DW : par rapport au G5 Sahel, quel pourrait être l'avenir d'une structure comme celle-là ? N’a-t-elle pas, d'une manière ou d'une autre, montré ses limites ?
Fahiraman Rodrigue Koné : Les limites du G5 Sahel sont beaucoup plus au niveau opérationnel. La conception du G5 Sahel comme stratégie ouest africaine (ou sahélienne) dans la gestion de cette crise est une très bonne idée. Seulement, les difficultés qui sont liées à son application opérationnelle ont défini ses limites d'action dans un cadre où il y a une multitude d'autres acteurs internationaux qui interviennent. Le principe d'une mise en posture des États africains dans la lutte contre la menace sécuritaire est un principe qui doit prévaloir et donner plus de moyens au G5 Sahel. Définir des approches opérationnelles plus souples qui permettent un engagement véritable dans la lutte serait beaucoup plus efficace. L’aspect militaire n'est pas la seule et la meilleure réponse. Il faut que celle-ci soit diversifiée.
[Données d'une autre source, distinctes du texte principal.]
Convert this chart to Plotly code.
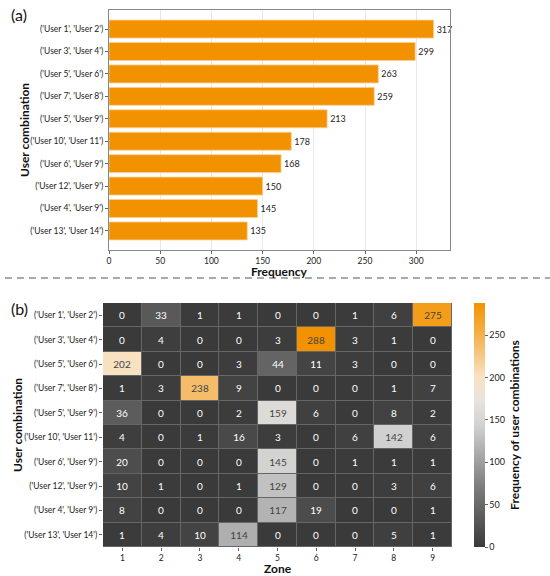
import plotly.graph_objects as go

combos = ["('User 1', 'User 2')", "('User 3', 'User 4')", "('User 5', 'User 6')",
          "('User 7', 'User 8')", "('User 5', 'User 9')", "('User 10', 'User 11')",
          "('User 6', 'User 9')", "('User 12', 'User 9')", "('User 4', 'User 9')",
          "('User 13', 'User 14')"]
frequency = [317, 299, 263, 259, 213, 178, 168, 150, 145, 135]
zones = ["1", "2", "3", "4", "5", "6", "7", "8", "9"]
zone_counts = [
    [0, 33, 1, 1, 0, 0, 1, 6, 275],
    [0, 4, 0, 0, 3, 288, 3, 1, 0],
    [202, 0, 0, 3, 44, 11, 3, 0, 0],
    [1, 3, 238, 9, 0, 0, 0, 1, 7],
    [36, 0, 0, 2, 159, 6, 0, 8, 2],
    [4, 0, 1, 16, 3, 0, 6, 142, 6],
    [20, 0, 0, 0, 145, 0, 1, 1, 1],
    [10, 1, 0, 1, 129, 0, 0, 3, 6],
    [8, 0, 0, 0, 117, 19, 0, 0, 1],
    [1, 4, 10, 114, 0, 0, 0, 5, 1],
]
bar_ticks = [0, 50, 100, 150, 200, 250, 300]
cbar_ticks = [0, 50, 100, 150, 200, 250]

FONT = "Lato"
TICK = 8.5
W, H = 550, 576
def px(v):
    return v / W
def py(v):
    return 1 - v / H

fig = go.Figure()

fig.add_trace(go.Bar(
    x=frequency, y=combos, orientation="h", width=0.8,
    marker=dict(color="#F39200", line=dict(color="#f9cf95", width=0.8)),
    text=frequency, textposition="outside", cliponaxis=False,
    textfont=dict(size=9, color="#222", family=FONT),
    xaxis="x", yaxis="y", showlegend=False,
))

colorscale = [
    [0.0, "#3a3a3a"],
    [0.25, "#7e7e7e"],
    [0.5, "#d2d2d2"],
    [0.6, "#e8e4de"],
    [0.7, "#f8e1c2"],
    [0.85, "#f5b658"],
    [1.0, "#f39200"],
]

fig.add_trace(go.Heatmap(
    z=zone_counts, x=zones, y=combos, colorscale=colorscale,
    zmin=0, zmax=288, xgap=1, ygap=1,
    texttemplate="%{z}", textfont=dict(size=10, family=FONT),
    xaxis="x2", yaxis="y2",
    colorbar=dict(
        x=px(474), xanchor="left", y=py(547), yanchor="bottom", ypad=0, xpad=0,
        len=(547 - 303) / H, lenmode="fraction", thickness=11,
        outlinewidth=0, tickvals=cbar_ticks, ticks="outside", ticklen=3,
        tickcolor="#666", tickfont=dict(size=9, color="#222", family=FONT),
        title=dict(text="<b>Frequency of user combinations</b>", side="right",
                   font=dict(size=12, color="#111", family=FONT)),
    ),
))

axis_common = dict(ticks="outside", ticklen=3, tickcolor="#666", automargin=False,
                   tickfont=dict(size=TICK, color="#222", family=FONT))

fig.update_layout(
    width=W, height=H, margin=dict(l=0, r=0, t=0, b=0, autoexpand=False),
    paper_bgcolor="white", plot_bgcolor="#666666",
    font=dict(family=FONT),
    xaxis=dict(domain=[px(109), px(450)], anchor="y", range=[0, 333],
               tickvals=bar_ticks, showgrid=True, gridcolor="#e8e8e8",
               showline=True, linecolor="#888", mirror=True, zeroline=False,
               **axis_common),
    yaxis=dict(domain=[py(250), py(10)], anchor="x", range=[9.85, -0.85],
               showline=True, linecolor="#888", mirror=True, showgrid=False,
               **axis_common),
    xaxis2=dict(domain=[px(103), px(452)], anchor="y2", showgrid=False, zeroline=False,
                **axis_common),
    yaxis2=dict(domain=[py(547), py(303)], anchor="x2", autorange="reversed",
                showgrid=False, zeroline=False,
                **axis_common),
)
# keep top panel white
fig.add_shape(type="rect", xref="x domain", yref="y domain", x0=0, x1=1, y0=0, y1=1,
              fillcolor="white", line=dict(width=0), layer="below")

fig.add_shape(type="line", xref="paper", yref="paper", x0=px(5), x1=1, y0=py(278), y1=py(278),
              line=dict(color="#555", width=1.2, dash="7px,5px"))

def label(text, x, y, size=12, angle=0, bold=True):
    fig.add_annotation(text=f"<b>{text}</b>" if bold else text, xref="paper", yref="paper",
                       x=px(x), y=py(y), xanchor="center", yanchor="middle",
                       textangle=angle, showarrow=False, borderpad=0,
                       font=dict(size=size, color="#111", family=FONT))

label("(a)", 19, 15, size=16, bold=False)
label("(b)", 19, 308, size=16, bold=False)
label("Frequency", (109 + 450) / 2, 271.5)
label("Zone", (103 + 452) / 2, 568.5)
label("User combination", 24, 130, angle=-90)
label("User combination", 17, 425, angle=-90)

fig.write_html("out.html", config={"displayModeBar": False},
               post_script="document.body.style.margin='0px';")
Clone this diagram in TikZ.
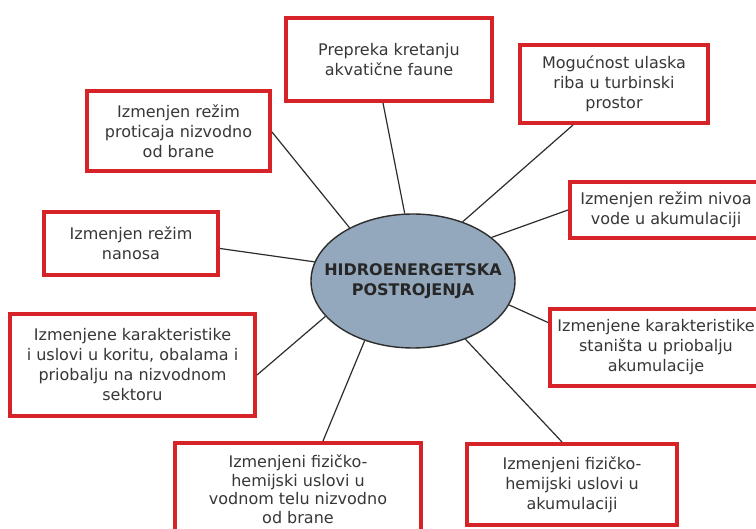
\documentclass[tikz,border=0pt]{standalone}
\usepackage{fontspec}
\setmainfont{DejaVu Sans}
\usetikzlibrary{shapes.geometric}
\definecolor{boxred}{RGB}{214,35,40}
\definecolor{txtgray}{RGB}{55,55,55}
\definecolor{hubfill}{RGB}{147,168,188}
\definecolor{linegray}{RGB}{45,45,45}
\tikzset{
  effbox/.style={draw=boxred, line width=4pt, fill=white, inner sep=0pt, align=center,
    text=txtgray, font=\fontsize{16}{20}\selectfont},
  hub/.style={ellipse, draw=linegray, line width=1.4pt, fill=hubfill,
    inner xsep=-30pt, inner ysep=0pt,
    minimum width=204pt, minimum height=134pt, align=center,
    font=\bfseries\fontsize{16}{20}\selectfont, text=black!85},
  conn/.style={draw=linegray, line width=1.2pt}
}
\begin{document}
\begin{tikzpicture}[x=1pt,y=-1pt]
\useasboundingbox (0,0) rectangle (756,529);
\clip (0,0) rectangle (756,529);
\fill[white] (0,0) rectangle (756,529);

\node[hub] (hub) at (413,281) {HIDROENERGETSKA\\POSTROJENJA};

\node[effbox, minimum width=206pt, minimum height=83pt] (p1) at (389,59.5)
  {Prepreka kretanju\\akvatične faune};
\node[effbox, minimum width=188pt, minimum height=78pt] (p2) at (614,84)
  {Mogućnost ulaska\\riba u turbinski\\prostor};
\node[effbox, minimum width=183pt, minimum height=80pt] (p3) at (178.5,131)
  {Izmenjen režim\\proticaja nizvodno\\od brane};
\node[effbox, minimum width=192pt, minimum height=56pt] (p4) at (666,210)
  {Izmenjen režim nivoa\\vode u akumulaciji};
\node[effbox, minimum width=174pt, minimum height=63pt] (p5) at (131,243.5)
  {Izmenjen režim\\nanosa};
\node[effbox, minimum width=245pt, minimum height=102pt] (p6) at (132.5,365)
  {Izmenjene karakteristike\\i uslovi u koritu, obalama i\\priobalju na nizvodnom\\sektoru};
\node[effbox, minimum width=212pt, minimum height=77pt] (p7) at (656,347.5)
  {Izmenjene karakteristike\\staništa u priobalju\\akumulacije};
\node[effbox, minimum width=246pt, minimum height=92pt, font=\fontsize{16}{18.5}\selectfont] (p8) at (298,489)
  {Izmenjeni fizičko-\\hemijski uslovi u\\vodnom telu nizvodno\\od brane};
\node[effbox, minimum width=210pt, minimum height=81pt] (p9) at (572,484.5)
  {Izmenjeni fizičko-\\hemijski uslovi u\\akumulaciji};

\draw[conn] ([xshift=-6pt]p1.south) -- (hub.97);
\draw[conn] ([xshift=-41pt]p2.south) -- (hub.50);
\draw[conn] ([yshift=-1pt]p3.east) -- (hub.140);
\draw[conn] (p4.west) -- (hub.29);
\draw[conn] ([yshift=-5pt]p5.east) -- (hub.169);
\draw[conn] ([yshift=-10pt]p6.east) -- (hub.202);
\draw[conn] ([yshift=25pt]p7.west) -- (hub.346);
\draw[conn] ([xshift=25pt]p8.north) -- (hub.231);
\draw[conn] ([xshift=-10pt]p9.north) -- (hub.312);
\end{tikzpicture}
\end{document}
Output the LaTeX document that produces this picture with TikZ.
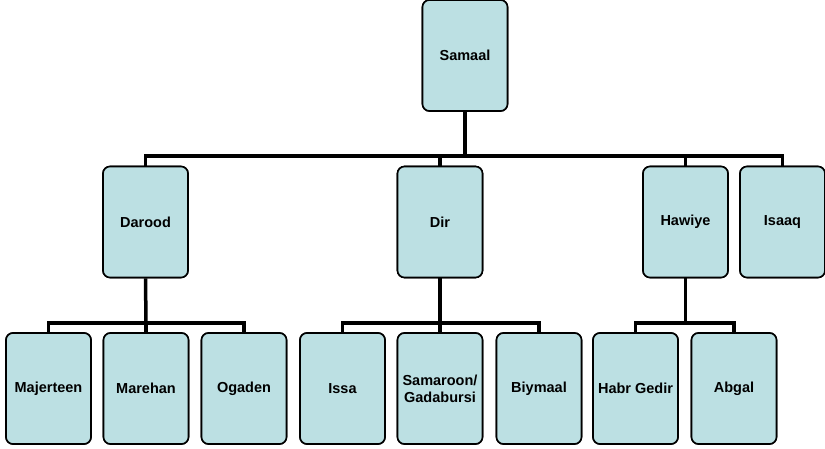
\documentclass[tikz,border=0pt]{standalone}
\usepackage{fontspec}
\setmainfont{Liberation Sans}
\definecolor{boxfill}{RGB}{188,224,227}
\begin{document}
\begin{tikzpicture}[x=1pt,y=-1pt,
  clan/.style={draw=black, line width=1.6pt, fill=boxfill, rounded corners=7pt,
    minimum width=85pt, minimum height=111pt, inner sep=1pt, align=center,
    font=\fontsize{14.5}{17}\selectfont\bfseries},
  link/.style={line width=3.5pt}]
\useasboundingbox (0,0) rectangle (825,448);
% nodes
\node[clan] (samaal) at (465,55.5) {Samaal};
\node[clan] (darood) at (145.5,222) {Darood};
\node[clan] (dir) at (440,222) {Dir};
\node[clan] (hawiye) at (685.5,222) {Hawiye};
\node[clan] (isaaq) at (782.5,222) {Isaaq};
\node[clan] (majerteen) at (48.5,388.5) {Majerteen};
\node[clan] (marehan) at (146,388.5) {Marehan};
\node[clan] (ogaden) at (244,388.5) {Ogaden};
\node[clan] (issa) at (342.5,388.5) {Issa};
\node[clan] (samaroon) at (440,388.5) {Samaroon/\\Gadabursi};
\node[clan] (biymaal) at (539,388.5) {Biymaal};
\node[clan] (habr) at (635.5,388.5) {Habr Gedir};
\node[clan] (abgal) at (734,388.5) {Abgal};
% connectors
\coordinate (top) at (465,156);
\draw[link] (samaal.south) -- (top);
\draw[link,line cap=rect] (darood.north) |- (top) -| (isaaq.north);
\draw[link] (dir.north) |- (top);
\draw[link] (hawiye.north) |- (top);
\coordinate (b1) at (146,323);
\draw[link] (darood.south) -- (b1);
\draw[link,line cap=rect] (majerteen.north) |- (b1) -| (ogaden.north);
\draw[link] (marehan.north) |- (b1);
\coordinate (b2) at (440,323);
\draw[link] (dir.south) -- (b2);
\draw[link,line cap=rect] (issa.north) |- (b2) -| (biymaal.north);
\draw[link] (samaroon.north) |- (b2);
\coordinate (b3) at (685.5,323);
\draw[link] (hawiye.south) -- (b3);
\draw[link,line cap=rect] (habr.north) |- (b3) -| (abgal.north);
% redraw boxes on top of line ends
\foreach \n/\t in {samaal/Samaal,darood/Darood,dir/Dir,hawiye/Hawiye,isaaq/Isaaq,majerteen/Majerteen,marehan/Marehan,ogaden/Ogaden,issa/Issa,biymaal/Biymaal,habr/Habr Gedir,abgal/Abgal}
  \node[clan] at (\n) {\t};
\node[clan] at (samaroon) {Samaroon/\\Gadabursi};
\end{tikzpicture}
\end{document}
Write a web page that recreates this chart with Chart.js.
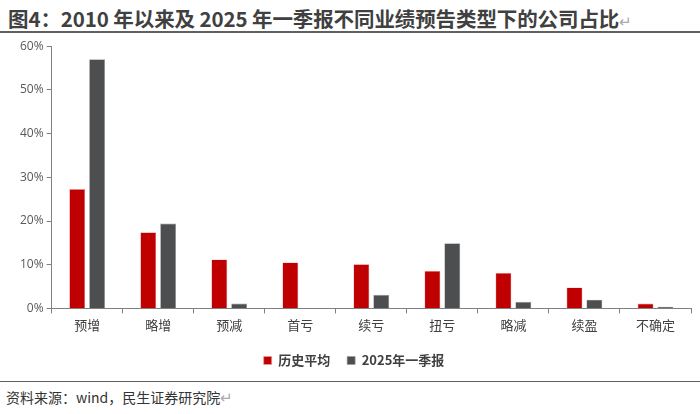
<!DOCTYPE html>
<html>
<head>
<meta charset="utf-8">
<script src="https://cdn.jsdelivr.net/npm/chart.js@4/dist/chart.umd.min.js"></script>
<style>
  html, body { margin: 0; padding: 0; background: #fff; }
  body { width: 700px; height: 414px; position: relative; overflow: hidden;
         font-family: "Noto Sans CJK SC", "Noto Sans", sans-serif; }
  #title { position: absolute; left: 8px; top: 3px; font-size: 20.5px; font-weight: bold;
           color: #404040; white-space: nowrap; letter-spacing: -0.1px; }
  #title .mark, #source .mark { color: #aaa; font-weight: normal; font-size: 15px; }
  #topline { position: absolute; left: 0; top: 31px; width: 700px; height: 2px; background: #606060; }
  #wrap { position: absolute; left: 0; top: 36px; width: 700px; height: 344px; }
  #botline { position: absolute; left: 0; top: 381px; width: 700px; height: 1px; background: #606060; }
  #source { position: absolute; left: 6px; top: 386px; font-size: 14px; color: #333; white-space: nowrap; }
</style>
</head>
<body>
<div id="title">图4：2010 年以来及 2025 年一季报不同业绩预告类型下的公司占比<span class="mark">↵</span></div>
<div id="topline"></div>
<div id="wrap"><canvas id="chart"></canvas></div>
<div id="botline"></div>
<div id="source">资料来源：wind，民生证券研究院<span class="mark">↵</span></div>
<script>
document.addEventListener('DOMContentLoaded', () => {
    const categories = ['预增', '略增', '预减', '首亏', '续亏', '扭亏', '略减', '续盈', '不确定'];
    const historyAvg = [27.3, 17.4, 11.2, 10.5, 10.1, 8.6, 8.1, 4.8, 1.1];
    const q1of2025 = [57.0, 19.4, 1.1, 0, 3.1, 14.9, 1.5, 2.0, 0.4];
    const yTicks = [0, 10, 20, 30, 40, 50, 60];

    const ctx = document.getElementById('chart').getContext('2d');

    new Chart(ctx, {
        type: 'bar',
        data: {
            labels: categories,
            datasets: [
                {
                    label: '历史平均',
                    data: historyAvg,
                    backgroundColor: '#C00000',
                    borderColor: '#E8A0A0',
                    borderWidth: 0.6
                },
                {
                    label: '2025年一季报',
                    data: q1of2025,
                    backgroundColor: '#4D4E50',
                    borderColor: '#9A9A9A',
                    borderWidth: 0.6
                }
            ]
        },
        options: {
            responsive: true,
            maintainAspectRatio: false,
            animation: false,
            datasets: {
                bar: { categoryPercentage: 0.56, barPercentage: 0.8 }
            },
            layout: { padding: { left: 17, right: 9, top: 8, bottom: 3 } },
            scales: {
                y: {
                    min: 0,
                    max: 60,
                    afterBuildTicks: axis => {
                        axis.ticks = yTicks.map(v => ({ value: v }));
                    },
                    border: { display: true, color: '#808080', width: 1 },
                    grid: {
                        drawOnChartArea: false,
                        drawTicks: true,
                        tickLength: 5,
                        color: '#808080'
                    },
                    ticks: {
                        callback: v => v + '%',
                        color: '#595959',
                        padding: 3,
                        font: { size: 12, family: '"Open Sans", "Noto Sans", sans-serif' }
                    }
                },
                x: {
                    border: { display: true, color: '#808080', width: 1 },
                    grid: {
                        offset: true,
                        drawOnChartArea: false,
                        drawTicks: true,
                        tickLength: 5,
                        color: '#808080'
                    },
                    ticks: {
                        color: '#404040',
                        padding: 4,
                        font: { size: 13, family: '"Noto Sans CJK SC", sans-serif' }
                    }
                }
            },
            plugins: {
                legend: {
                    position: 'bottom',
                    labels: {
                        boxWidth: 8,
                        boxHeight: 8,
                        padding: 17,
                        color: '#404040',
                        font: { size: 13, weight: 'bold', family: '"Noto Sans CJK SC", sans-serif' }
                    }
                },
                tooltip: { enabled: false }
            }
        }
    });
});
</script>
</body>
</html>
DW : Mali, Tchad, Guinée et tout récemment le Burkina Faso, pensez-vous que les pouvoirs civils ont échoué ?
Fahiraman Rodrigue Koné : Si les pouvoirs civils ont échoué, ils ont échoué à donner une réponse concrète aux aspirations démocratique qu’on a vu émerger dans les années 1990. Mais aussi et de façon plus concrète, à répondre aux besoins socio-économiques et la faillite de la gouvernance des élites démocratiques expliquent pour beaucoup pourquoi aujourd'hui, les populations à la limite sont plus tolérantes ou encouragent l'intervention des acteurs militaires sur la scène politique. C'est sur ce déficit de gouvernance qu'émergent ces nouveaux acteurs.